» Task requirements
Find the lines that hold the word "this" and return them.

» Given data
[Start]
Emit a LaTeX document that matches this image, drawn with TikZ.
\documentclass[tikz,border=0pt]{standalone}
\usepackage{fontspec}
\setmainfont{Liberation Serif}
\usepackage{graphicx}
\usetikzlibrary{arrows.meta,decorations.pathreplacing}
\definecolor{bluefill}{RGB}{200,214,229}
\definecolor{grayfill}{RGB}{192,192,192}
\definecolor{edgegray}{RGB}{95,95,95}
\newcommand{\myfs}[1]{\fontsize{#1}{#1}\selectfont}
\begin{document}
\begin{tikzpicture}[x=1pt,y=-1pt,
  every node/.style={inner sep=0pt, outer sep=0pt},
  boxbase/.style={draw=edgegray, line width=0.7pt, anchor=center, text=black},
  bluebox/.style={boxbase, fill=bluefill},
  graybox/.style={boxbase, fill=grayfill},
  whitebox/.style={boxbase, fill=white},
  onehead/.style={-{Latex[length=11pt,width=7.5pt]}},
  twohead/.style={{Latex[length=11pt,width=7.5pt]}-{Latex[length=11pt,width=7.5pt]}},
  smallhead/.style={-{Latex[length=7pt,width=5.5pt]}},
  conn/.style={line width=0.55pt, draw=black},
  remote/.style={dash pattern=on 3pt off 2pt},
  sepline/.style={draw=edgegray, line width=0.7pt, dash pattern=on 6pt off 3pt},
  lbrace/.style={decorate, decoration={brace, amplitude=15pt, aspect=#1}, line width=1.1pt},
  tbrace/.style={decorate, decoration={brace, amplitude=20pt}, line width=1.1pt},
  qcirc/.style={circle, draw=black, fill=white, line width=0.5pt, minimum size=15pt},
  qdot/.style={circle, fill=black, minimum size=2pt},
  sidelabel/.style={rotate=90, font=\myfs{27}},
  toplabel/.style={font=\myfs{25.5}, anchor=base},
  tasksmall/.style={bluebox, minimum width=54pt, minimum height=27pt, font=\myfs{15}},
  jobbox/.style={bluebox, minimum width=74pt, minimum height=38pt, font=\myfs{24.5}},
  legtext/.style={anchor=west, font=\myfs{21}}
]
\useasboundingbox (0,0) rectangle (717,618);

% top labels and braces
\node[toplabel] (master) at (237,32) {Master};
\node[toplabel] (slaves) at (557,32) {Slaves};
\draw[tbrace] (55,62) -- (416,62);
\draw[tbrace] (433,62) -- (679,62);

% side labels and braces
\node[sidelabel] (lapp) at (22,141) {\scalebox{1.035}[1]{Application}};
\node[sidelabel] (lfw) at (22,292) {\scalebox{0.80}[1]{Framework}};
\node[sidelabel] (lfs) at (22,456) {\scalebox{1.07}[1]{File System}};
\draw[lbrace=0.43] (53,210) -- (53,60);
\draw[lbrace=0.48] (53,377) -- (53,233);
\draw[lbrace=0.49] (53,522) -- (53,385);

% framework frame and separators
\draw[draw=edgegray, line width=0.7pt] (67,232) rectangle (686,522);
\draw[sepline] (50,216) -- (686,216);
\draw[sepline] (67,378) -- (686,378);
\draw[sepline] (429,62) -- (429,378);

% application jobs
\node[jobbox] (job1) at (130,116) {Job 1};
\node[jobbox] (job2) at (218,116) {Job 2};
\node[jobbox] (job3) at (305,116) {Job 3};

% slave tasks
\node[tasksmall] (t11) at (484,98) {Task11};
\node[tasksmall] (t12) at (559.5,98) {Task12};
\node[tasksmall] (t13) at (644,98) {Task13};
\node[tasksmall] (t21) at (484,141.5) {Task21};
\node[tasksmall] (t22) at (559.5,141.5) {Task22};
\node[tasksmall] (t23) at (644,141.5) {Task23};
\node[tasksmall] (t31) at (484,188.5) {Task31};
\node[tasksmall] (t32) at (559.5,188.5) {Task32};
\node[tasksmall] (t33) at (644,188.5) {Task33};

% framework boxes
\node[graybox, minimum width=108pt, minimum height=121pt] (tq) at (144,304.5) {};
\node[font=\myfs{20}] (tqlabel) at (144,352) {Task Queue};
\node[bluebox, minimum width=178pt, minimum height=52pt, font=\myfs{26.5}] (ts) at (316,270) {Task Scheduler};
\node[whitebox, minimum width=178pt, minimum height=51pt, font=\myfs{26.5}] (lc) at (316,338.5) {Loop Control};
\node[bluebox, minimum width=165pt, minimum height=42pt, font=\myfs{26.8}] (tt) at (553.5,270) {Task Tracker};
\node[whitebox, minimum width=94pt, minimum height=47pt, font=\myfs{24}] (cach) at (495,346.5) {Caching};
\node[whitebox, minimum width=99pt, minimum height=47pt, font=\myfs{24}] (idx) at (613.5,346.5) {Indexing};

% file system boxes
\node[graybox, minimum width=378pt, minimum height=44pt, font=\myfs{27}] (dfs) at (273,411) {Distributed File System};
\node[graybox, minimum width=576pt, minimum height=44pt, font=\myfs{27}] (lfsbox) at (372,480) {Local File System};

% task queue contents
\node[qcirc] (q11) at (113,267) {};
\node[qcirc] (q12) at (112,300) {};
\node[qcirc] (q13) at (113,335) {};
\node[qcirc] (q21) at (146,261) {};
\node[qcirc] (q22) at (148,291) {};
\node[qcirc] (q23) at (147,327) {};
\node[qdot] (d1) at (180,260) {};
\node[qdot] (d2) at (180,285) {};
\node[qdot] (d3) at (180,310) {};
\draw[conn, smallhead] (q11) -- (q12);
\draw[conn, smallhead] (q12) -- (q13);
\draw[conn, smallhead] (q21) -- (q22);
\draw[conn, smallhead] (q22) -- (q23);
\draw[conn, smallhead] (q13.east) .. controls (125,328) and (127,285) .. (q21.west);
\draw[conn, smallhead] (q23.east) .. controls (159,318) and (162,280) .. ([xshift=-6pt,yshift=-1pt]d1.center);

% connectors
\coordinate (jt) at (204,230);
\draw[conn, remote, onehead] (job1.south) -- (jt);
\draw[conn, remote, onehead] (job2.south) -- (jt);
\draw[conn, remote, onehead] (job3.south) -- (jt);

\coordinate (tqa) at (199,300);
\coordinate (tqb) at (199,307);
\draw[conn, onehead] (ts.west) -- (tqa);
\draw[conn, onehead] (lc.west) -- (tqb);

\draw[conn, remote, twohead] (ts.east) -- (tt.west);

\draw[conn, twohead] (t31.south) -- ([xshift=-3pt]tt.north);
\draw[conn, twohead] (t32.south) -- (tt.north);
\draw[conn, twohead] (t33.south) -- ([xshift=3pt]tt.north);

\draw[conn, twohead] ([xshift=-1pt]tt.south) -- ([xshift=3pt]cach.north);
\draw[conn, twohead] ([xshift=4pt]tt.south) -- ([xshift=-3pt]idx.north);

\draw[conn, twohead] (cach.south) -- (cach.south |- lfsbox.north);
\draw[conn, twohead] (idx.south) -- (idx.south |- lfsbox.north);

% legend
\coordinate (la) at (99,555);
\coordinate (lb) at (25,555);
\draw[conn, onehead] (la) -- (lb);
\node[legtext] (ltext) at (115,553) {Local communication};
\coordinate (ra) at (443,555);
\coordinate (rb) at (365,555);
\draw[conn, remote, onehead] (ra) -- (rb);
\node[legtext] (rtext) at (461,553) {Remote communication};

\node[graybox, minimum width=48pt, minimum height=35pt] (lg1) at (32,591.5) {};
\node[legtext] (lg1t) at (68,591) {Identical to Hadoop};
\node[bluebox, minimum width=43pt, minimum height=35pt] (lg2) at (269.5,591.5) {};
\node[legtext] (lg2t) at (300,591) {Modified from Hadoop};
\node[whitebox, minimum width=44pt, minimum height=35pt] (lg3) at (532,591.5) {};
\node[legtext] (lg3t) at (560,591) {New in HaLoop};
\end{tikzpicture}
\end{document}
[End]
[Start]
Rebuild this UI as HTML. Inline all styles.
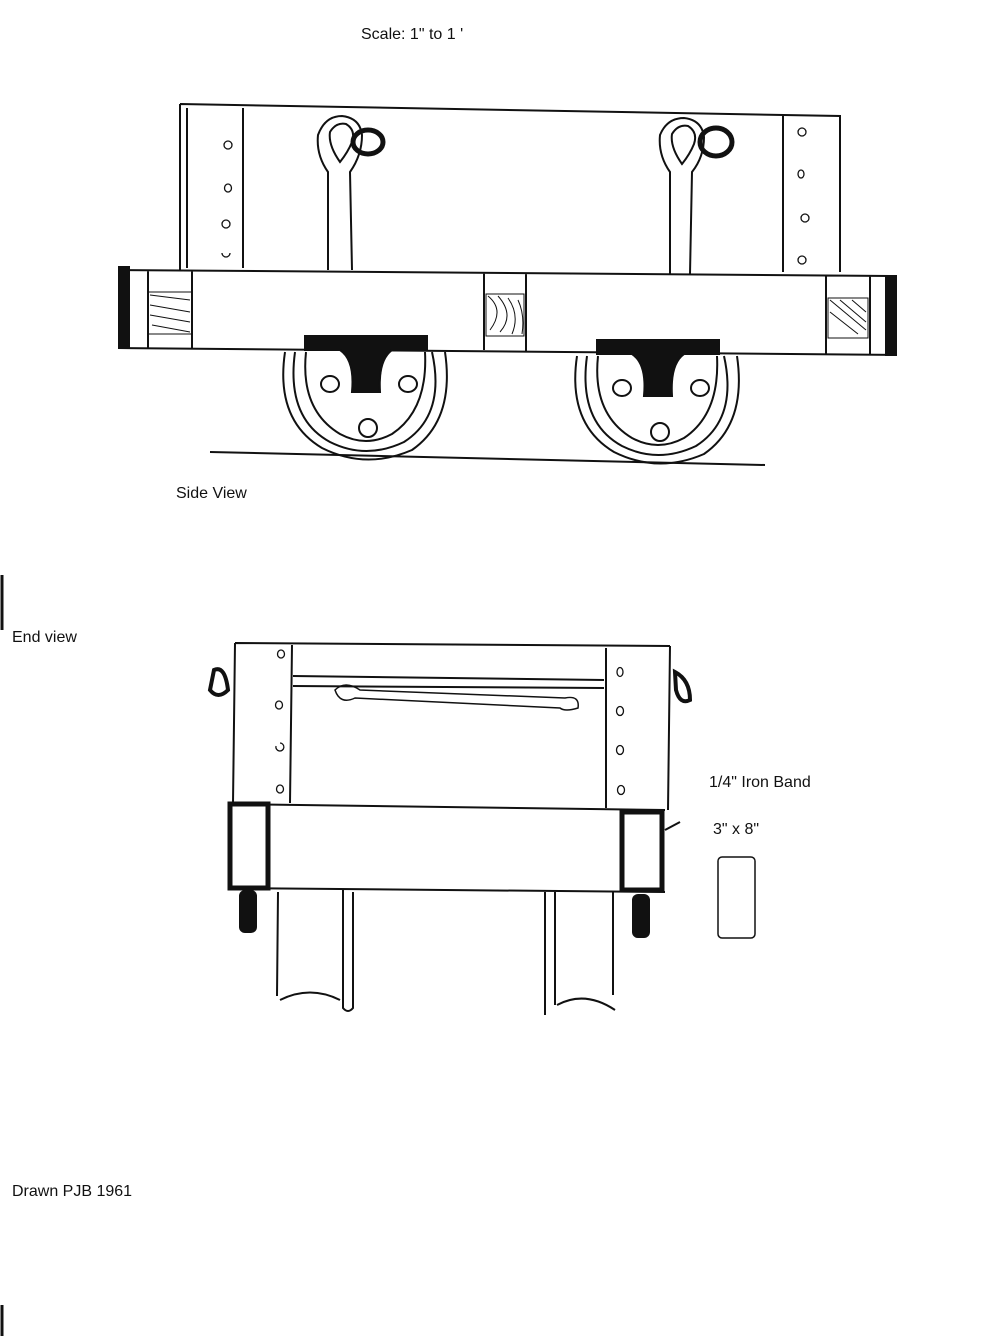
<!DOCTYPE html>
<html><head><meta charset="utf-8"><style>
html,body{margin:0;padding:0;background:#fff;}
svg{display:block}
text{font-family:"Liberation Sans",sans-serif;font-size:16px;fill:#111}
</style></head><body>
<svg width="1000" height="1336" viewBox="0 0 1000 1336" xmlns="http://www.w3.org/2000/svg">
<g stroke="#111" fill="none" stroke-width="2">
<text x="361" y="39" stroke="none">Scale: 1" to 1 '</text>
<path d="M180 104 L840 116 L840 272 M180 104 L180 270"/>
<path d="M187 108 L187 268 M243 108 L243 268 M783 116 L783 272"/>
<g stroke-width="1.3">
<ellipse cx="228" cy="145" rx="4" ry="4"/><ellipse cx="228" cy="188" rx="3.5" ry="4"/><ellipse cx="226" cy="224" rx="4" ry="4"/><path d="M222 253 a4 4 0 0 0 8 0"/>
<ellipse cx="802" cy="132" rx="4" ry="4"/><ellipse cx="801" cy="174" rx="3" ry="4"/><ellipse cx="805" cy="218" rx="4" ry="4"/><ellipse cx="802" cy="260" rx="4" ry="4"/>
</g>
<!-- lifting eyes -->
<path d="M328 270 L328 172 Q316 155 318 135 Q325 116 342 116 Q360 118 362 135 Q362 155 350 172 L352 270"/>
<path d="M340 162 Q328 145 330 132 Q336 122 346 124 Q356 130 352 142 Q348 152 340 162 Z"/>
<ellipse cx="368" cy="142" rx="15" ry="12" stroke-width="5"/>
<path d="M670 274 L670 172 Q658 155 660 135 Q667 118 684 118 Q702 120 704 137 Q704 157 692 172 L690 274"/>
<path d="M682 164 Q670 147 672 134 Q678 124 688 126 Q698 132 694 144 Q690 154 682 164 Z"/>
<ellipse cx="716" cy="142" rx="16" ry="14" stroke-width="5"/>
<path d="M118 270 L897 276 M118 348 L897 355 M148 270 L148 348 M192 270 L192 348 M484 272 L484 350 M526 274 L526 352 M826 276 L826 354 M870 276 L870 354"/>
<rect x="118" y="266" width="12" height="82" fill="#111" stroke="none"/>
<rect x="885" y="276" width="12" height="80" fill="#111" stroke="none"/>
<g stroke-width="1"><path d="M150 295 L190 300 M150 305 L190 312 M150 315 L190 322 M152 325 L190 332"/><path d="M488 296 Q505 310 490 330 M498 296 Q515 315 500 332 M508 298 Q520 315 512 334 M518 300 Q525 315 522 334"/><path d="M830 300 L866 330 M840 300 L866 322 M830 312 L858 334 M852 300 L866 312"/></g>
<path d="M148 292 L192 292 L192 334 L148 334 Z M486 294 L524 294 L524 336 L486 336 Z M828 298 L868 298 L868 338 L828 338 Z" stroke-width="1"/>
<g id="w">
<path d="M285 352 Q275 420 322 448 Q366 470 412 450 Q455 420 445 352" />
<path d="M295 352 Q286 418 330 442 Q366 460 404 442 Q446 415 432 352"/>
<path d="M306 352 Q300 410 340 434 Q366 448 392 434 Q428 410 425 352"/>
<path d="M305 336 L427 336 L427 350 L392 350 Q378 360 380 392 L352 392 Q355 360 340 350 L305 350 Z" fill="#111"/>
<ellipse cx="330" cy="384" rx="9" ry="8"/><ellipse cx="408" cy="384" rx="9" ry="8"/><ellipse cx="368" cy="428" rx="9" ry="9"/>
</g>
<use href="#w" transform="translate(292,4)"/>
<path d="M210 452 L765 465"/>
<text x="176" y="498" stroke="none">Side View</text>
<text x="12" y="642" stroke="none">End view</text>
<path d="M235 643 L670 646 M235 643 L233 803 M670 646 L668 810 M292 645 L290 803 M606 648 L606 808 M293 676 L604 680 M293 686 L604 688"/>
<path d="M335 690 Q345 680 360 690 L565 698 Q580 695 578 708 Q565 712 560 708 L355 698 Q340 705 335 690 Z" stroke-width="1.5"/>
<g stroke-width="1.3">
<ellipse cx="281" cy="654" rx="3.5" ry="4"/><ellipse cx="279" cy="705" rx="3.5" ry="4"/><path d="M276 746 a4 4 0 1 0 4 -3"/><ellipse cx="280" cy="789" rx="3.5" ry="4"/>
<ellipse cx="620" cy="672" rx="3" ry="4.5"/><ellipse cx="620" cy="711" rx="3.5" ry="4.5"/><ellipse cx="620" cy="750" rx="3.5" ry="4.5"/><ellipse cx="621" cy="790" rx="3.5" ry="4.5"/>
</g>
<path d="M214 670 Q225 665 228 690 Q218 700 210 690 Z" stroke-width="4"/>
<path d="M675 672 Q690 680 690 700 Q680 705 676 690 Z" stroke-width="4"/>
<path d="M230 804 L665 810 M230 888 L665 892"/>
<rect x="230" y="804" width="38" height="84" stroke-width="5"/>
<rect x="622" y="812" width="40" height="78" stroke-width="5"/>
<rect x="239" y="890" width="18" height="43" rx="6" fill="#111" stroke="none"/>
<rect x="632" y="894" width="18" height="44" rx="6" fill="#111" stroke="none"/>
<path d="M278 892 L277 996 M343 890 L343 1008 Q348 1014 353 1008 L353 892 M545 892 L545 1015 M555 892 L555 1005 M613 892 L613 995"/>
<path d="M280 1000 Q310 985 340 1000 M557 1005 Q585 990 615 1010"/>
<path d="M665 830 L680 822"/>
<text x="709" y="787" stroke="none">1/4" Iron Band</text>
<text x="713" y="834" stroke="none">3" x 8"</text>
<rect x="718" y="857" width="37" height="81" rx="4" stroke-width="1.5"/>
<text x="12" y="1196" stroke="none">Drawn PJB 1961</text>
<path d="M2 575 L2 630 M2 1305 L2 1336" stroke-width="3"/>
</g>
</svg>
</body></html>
[End]
» Reply to the exercise
Emit a LaTeX document that matches this image, drawn with TikZ.
Rebuild this UI as HTML. Inline all styles.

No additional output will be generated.